Despite my good advice, Pamela did make the move. I visited her in her new home once. They had a sweet little house in a suburb that, to my surprise, had a charming, walkable downtown district.
“I really don’t use the car all that much,” she told me.
Those were the magic words. For the briefest moment, I could picture living there. I saw myself ambling down the tree-lined streets while Ethan gazed out from his stroller and sitting with him on our front porch listening to the birds sing before bed. But the truth was, the traffic noise back home helped lull me to sleep.
“How long does it take to get to New York?” I asked Pamela.
“Only about an hour and a half.”
I nodded. Imagining myself in the suburbs was like trying on a perfectly lovely outfit that somehow just wasn’t me.

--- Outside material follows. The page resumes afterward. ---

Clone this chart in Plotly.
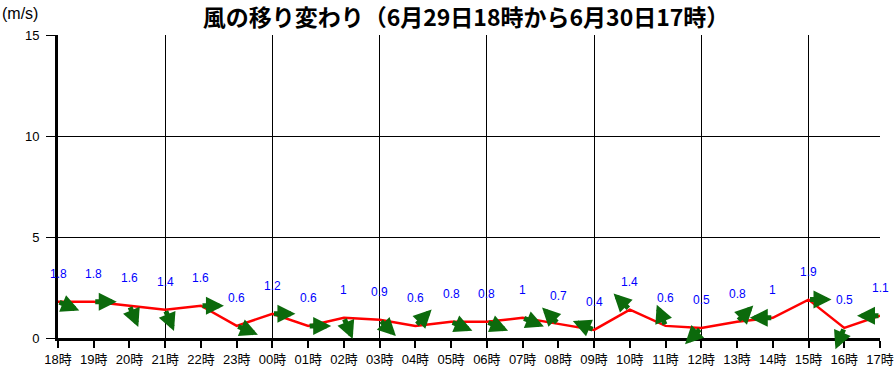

By the time Ethan was three I lost two more terrific, creative mom-friends to big houses and lawns elsewhere. Each time, I couldn’t help but take it personally. It felt like a breakup and, petulantly, I refused to stay in touch. Looking back, I realize a part of me was feeling guilty. Would I be a better mom if I thought more about open space and school districts?
My friend Hope, who raised her son in Manhattan, gave me my answer. “He’ll thrive where you’re happiest,” she said.
I decided to trust that his life here would be a great one, and it’s turned out to be true. Ethan went to a quirky, loving local charter school that was founded the year he was born, and though the schools here are actually quite good, he chose a fine high school three train stops away. He and his friends are happily busy and independent. At fourteen their needs are not much different from mine — a lively town with everything in walking distance.